For Danish saxophonist/composer Niels Lyhne Løkkegaard, there is no such danger. While often praised for the awe-inspiring technical mastery of his instrument, Løkkegaard chooses to let the music speak in gentle, subtle colors, preferring to let the notes emerge out of silence and space.

The cover, depicting a naked field shrouded in grey mist, immediately betrays the melancholy mood of an album that is also underlined by its title, The Scale of Grey. The Tone of Black; but while it is true that the music, at times, has a bleak, almost barren feeling, on closer listening it unfolds a richness, a warmth and variation, just like the bare brown field on closer inspection reveals the soft hues of green.

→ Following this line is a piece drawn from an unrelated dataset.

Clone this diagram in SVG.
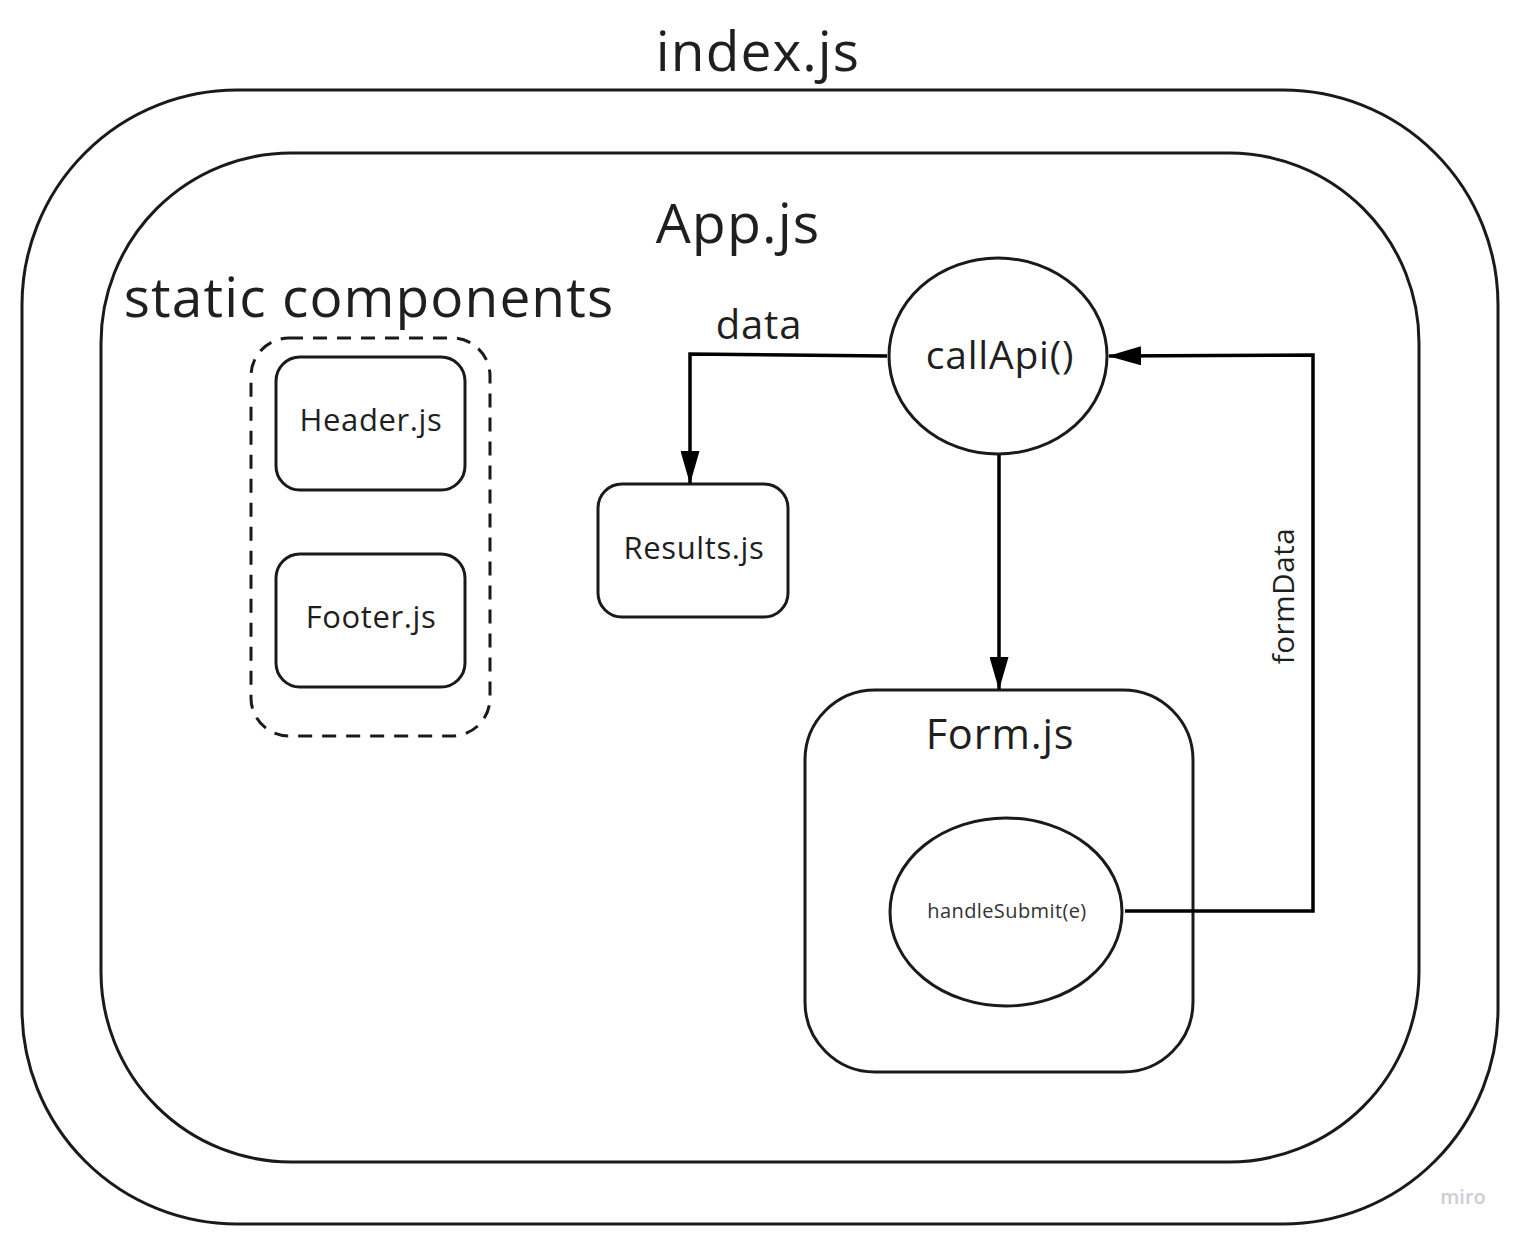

The trilogy of "The Opening," "The Endeavour" and "The Restraint" is a study in understatement. Jeppe Kjellberg carefully spins a pattern of guitar lines wherein Christoffer Steen Møller's prickling piano gently falls, while Løkkegaard's saxophone almost anonymously sneaks itself in from the side like a whispering ghost.

"The Unspeakable" introduces the rhythm section of bassist Lennart Ginman and drummer Jeppe Gram, whose ethereal timekeeping fits the music perfectly. When the rhythms get more confined, as happens in the march-like pulse of "The Wasteland," the pair still retains a floating, impressionistic color, underlined by Møller's harmonies and the wordless voice of Løkkegaard, whose hum adds another contrast to the piece.

The Scale of Grey. The Tone of Black is an exquisitely subtle sound painting whose qualities are enhanced through repeated listening. An excellent example of the new Danish melancholy practiced by the likes of guitarist Jakob Bro and pianist Søren Bebe, it is an album where the measured use of tonality and color of mood speaks of a carefully constructed artistic vision.